MY LIFE IN FLOWERS
Batten & Kamp
Functional sculpture duo Ali Batten and Daniel Kamp let us into their studio to explore their creative journey, process and inspirations.
Can you tell us a bit about yourself?
Ali: My name is Ali Batten and my partner is Daniel Kamp, we co-own Batten and Kamp and we design functional sculptures. We have a studio in an industrial building in Kennedy Town on Hong Kong Island from which we design and create furniture and other objects and send them to our galleries and clients around the world.
What does a typical day look like for you?
Ali: I always wake first and get an hour or so in the morning to myself to run and meditate. When Dan wakes, we go for a coffee on the waterfront near our house where we often get lost in conversation for an hour or so. So much of our thinking and ideas come from these conversations. Our days consist of creative sessions working together on designs for new pieces or client commissions and projects and these sessions often consist of sketching and conversation. There is also a lot of physical production in the studio, making, finishing and packing pieces. We spend a lot of time exploring the streets of Mong Kok, meeting metal workers and makers, finding new materials and hauling them back to our studio. Whenever we can, we leave space for pure experimentation and creating without a need for a particular outcome. Our ideas often start as little experiments but eventually the ideas are used within collections or commissions.
How did your creative journey begin?
Dan: Batten and Kamp is a love story really. We met when we were 18, studying design and architecture and have been partners both romanticly and creatively ever since.
Ali: Dan is from a design innovation background and I am from interior architecture so we both started at the functional end of the creative spectrum and have ever since been moving further and further towards the purely sculptural. Even as we create our more sculptural works a function always sneaks it’s way in, I don’t know if this comes from a place of intent or rather just simply a habitual hang up from our design education.

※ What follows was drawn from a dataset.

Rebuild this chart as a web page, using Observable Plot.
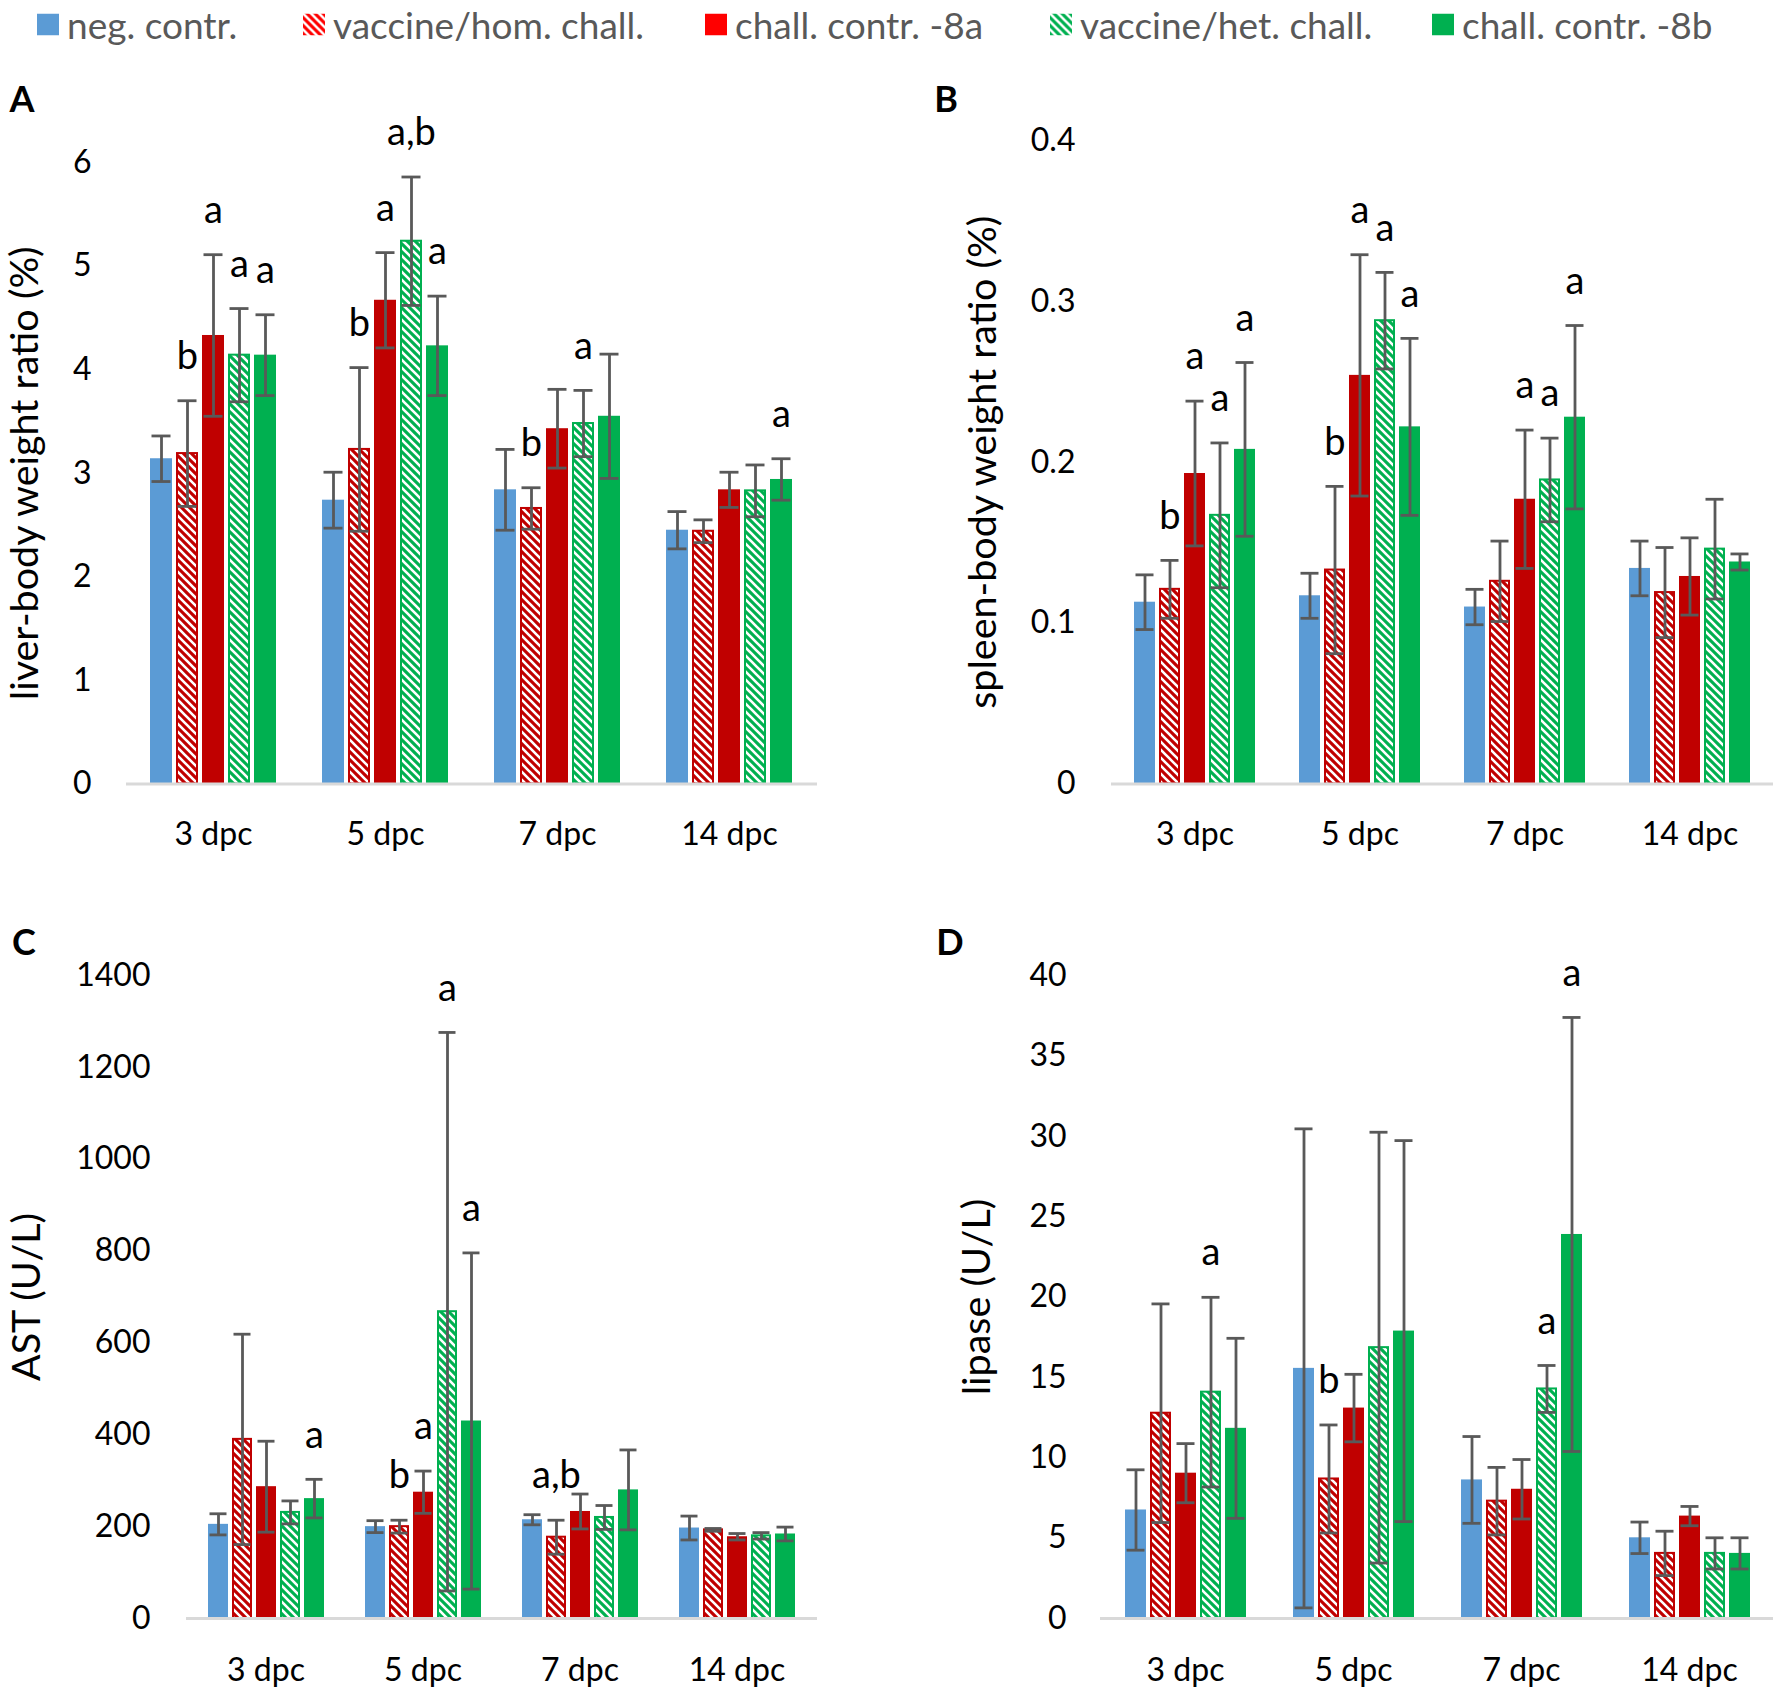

What are the main themes in your work?
Dan: It’s a hard thing to answer because themes are really something that someone else would see in our work rather than something we would consciously project outwards. In saying that, while analysing your own work is discouraged in our world, we can’t help but spend a lot of our time talking about our work from an outside perspective. If I take a step back and view our work like I would someone else, I’d say the work is about relationships; to each other, to place, between humanity and nature, between comfort and discomfort.
How does your creative process work?
Ali: Hours and hours of conversation. We take an assemblage approach to our process, gathering together and arranging disparate objects and ideas and tweaking them until we are happy with the object in front of us. A lot of our work takes much iteration, both digitally and physically. At the time of writing this we are at 421 render iterations of the pieces for our new collection… what results from the end of this process is deceptively simple.
Having been a creative duo for more than a decade, how have you honed your craft?
Dan: We like to think of it like we just focus on building our universe and then the universe outputs the work. We don’t set briefs and we try not to be too deliberate when we are creating pieces. Rather we are very deliberate about how our lives look and that allows us to be more automatic when it comes to making work. Practically, our work is still mostly founded on skills we learnt at university and we just build on those every year but much more important than that is honing our creative relationship because the rest flows from there.
“Nature is by far the most beautiful artist so it is a pleasure and privilege to use elements of it in our work”
How do you weave nature and flowers into your artwork and process?
Ali: Dan and I are of the opinion that nature is by far the most beautiful artist so it is a pleasure and privilege to use elements of it in our work. We have designed a collection called Odd Balance where we made these precarious, delicate sculptures that hold flowers. They are essentially sculptures made purely to celebrate single flowers. We also use flowers a lot in our styling for the studio, shoots and inspiration for our work. Nature is a key element to all of our work so far so we tend to have it close by.
Where do you draw inspiration from?
Ali: Dan and I are explorers by nature and every idea, every book we have read, every memory from our past or future concepts we stumble upon, every conversation, every part of what we see and do gets stored away and used for inspiration in our work.
“Our experience of Hong Kong is that it is a city that invites you in. Our audience here has been really curious and engaged”
How has Hong Kong informed your work?
Ali: Our experience of Hong Kong is that it is a city that invites you in. Our audience here has been really curious and engaged and never made us feel on the outside. This has allowed us to explore mediums, crafts, neighbourhoods and communities and get to know the city and its makers within it. I feel a huge sense of potential here.
How do you create an inspiring workspace?
Ali: We move our space around constantly, arranging and rearranging which allows us to be re-inspired by the works in our studio. We like to have our favourite books around the space with pages open on imagery that suits our mood.
What’s next for Batten & Kamp?
Dan: Our most important solo exhibition to date is coming up in December on Hollywood Road. We were commissioned to create an entirely new collection for Novalis Contemporary Art Design, a Hong Kong and Italy based gallery who represent work by some of the most important figures in the history of design-art. We’ve been working on the collection for nearly two years now and are in the final stages of production right now.